---------- Source data

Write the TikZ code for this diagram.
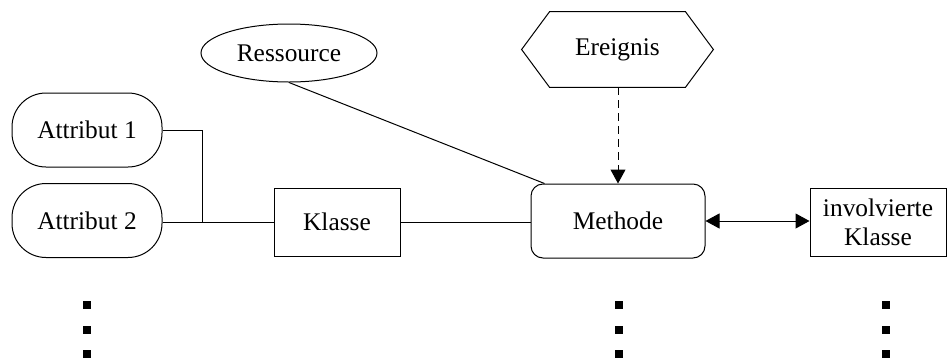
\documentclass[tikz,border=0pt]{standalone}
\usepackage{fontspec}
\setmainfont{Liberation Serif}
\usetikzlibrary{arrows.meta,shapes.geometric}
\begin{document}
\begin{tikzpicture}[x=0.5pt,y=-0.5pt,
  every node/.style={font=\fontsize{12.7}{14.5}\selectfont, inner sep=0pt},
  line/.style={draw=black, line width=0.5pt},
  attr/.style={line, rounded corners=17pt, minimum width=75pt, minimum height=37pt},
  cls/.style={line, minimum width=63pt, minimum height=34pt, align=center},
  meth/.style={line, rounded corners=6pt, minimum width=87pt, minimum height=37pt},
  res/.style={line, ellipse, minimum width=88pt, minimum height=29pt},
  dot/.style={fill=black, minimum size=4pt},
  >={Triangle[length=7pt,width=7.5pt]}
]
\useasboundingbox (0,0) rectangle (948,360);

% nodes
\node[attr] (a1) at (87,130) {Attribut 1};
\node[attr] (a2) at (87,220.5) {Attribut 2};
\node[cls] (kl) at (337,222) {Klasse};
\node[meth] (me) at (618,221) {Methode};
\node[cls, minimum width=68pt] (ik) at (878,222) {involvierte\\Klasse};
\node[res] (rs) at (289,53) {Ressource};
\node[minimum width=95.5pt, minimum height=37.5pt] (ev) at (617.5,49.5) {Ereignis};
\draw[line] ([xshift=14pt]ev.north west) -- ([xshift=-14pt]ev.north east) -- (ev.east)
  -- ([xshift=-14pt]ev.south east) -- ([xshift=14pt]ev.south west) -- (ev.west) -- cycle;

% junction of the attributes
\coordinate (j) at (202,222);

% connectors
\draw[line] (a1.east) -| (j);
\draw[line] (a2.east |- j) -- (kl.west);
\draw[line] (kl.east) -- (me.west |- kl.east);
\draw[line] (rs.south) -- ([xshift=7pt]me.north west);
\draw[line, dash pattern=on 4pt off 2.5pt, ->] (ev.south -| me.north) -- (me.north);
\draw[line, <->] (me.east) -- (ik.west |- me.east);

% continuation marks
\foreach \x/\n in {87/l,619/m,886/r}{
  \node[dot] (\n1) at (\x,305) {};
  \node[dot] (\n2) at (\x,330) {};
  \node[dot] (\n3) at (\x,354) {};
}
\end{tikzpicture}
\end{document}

--------------------

**Problem statement**
Every line above should be returned word for word, with the pictures left behind.

**Response to the task**
Write the TikZ code for this diagram.
\documentclass[tikz,border=0pt]{standalone}
\usepackage{fontspec}
\setmainfont{Liberation Serif}
\usetikzlibrary{arrows.meta,shapes.geometric}
\begin{document}
\begin{tikzpicture}[x=0.5pt,y=-0.5pt,
  every node/.style={font=\fontsize{12.7}{14.5}\selectfont, inner sep=0pt},
  line/.style={draw=black, line width=0.5pt},
  attr/.style={line, rounded corners=17pt, minimum width=75pt, minimum height=37pt},
  cls/.style={line, minimum width=63pt, minimum height=34pt, align=center},
  meth/.style={line, rounded corners=6pt, minimum width=87pt, minimum height=37pt},
  res/.style={line, ellipse, minimum width=88pt, minimum height=29pt},
  dot/.style={fill=black, minimum size=4pt},
  >={Triangle[length=7pt,width=7.5pt]}
]
\useasboundingbox (0,0) rectangle (948,360);

% nodes
\node[attr] (a1) at (87,130) {Attribut 1};
\node[attr] (a2) at (87,220.5) {Attribut 2};
\node[cls] (kl) at (337,222) {Klasse};
\node[meth] (me) at (618,221) {Methode};
\node[cls, minimum width=68pt] (ik) at (878,222) {involvierte\\Klasse};
\node[res] (rs) at (289,53) {Ressource};
\node[minimum width=95.5pt, minimum height=37.5pt] (ev) at (617.5,49.5) {Ereignis};
\draw[line] ([xshift=14pt]ev.north west) -- ([xshift=-14pt]ev.north east) -- (ev.east)
  -- ([xshift=-14pt]ev.south east) -- ([xshift=14pt]ev.south west) -- (ev.west) -- cycle;

% junction of the attributes
\coordinate (j) at (202,222);

% connectors
\draw[line] (a1.east) -| (j);
\draw[line] (a2.east |- j) -- (kl.west);
\draw[line] (kl.east) -- (me.west |- kl.east);
\draw[line] (rs.south) -- ([xshift=7pt]me.north west);
\draw[line, dash pattern=on 4pt off 2.5pt, ->] (ev.south -| me.north) -- (me.north);
\draw[line, <->] (me.east) -- (ik.west |- me.east);

% continuation marks
\foreach \x/\n in {87/l,619/m,886/r}{
  \node[dot] (\n1) at (\x,305) {};
  \node[dot] (\n2) at (\x,330) {};
  \node[dot] (\n3) at (\x,354) {};
}
\end{tikzpicture}
\end{document}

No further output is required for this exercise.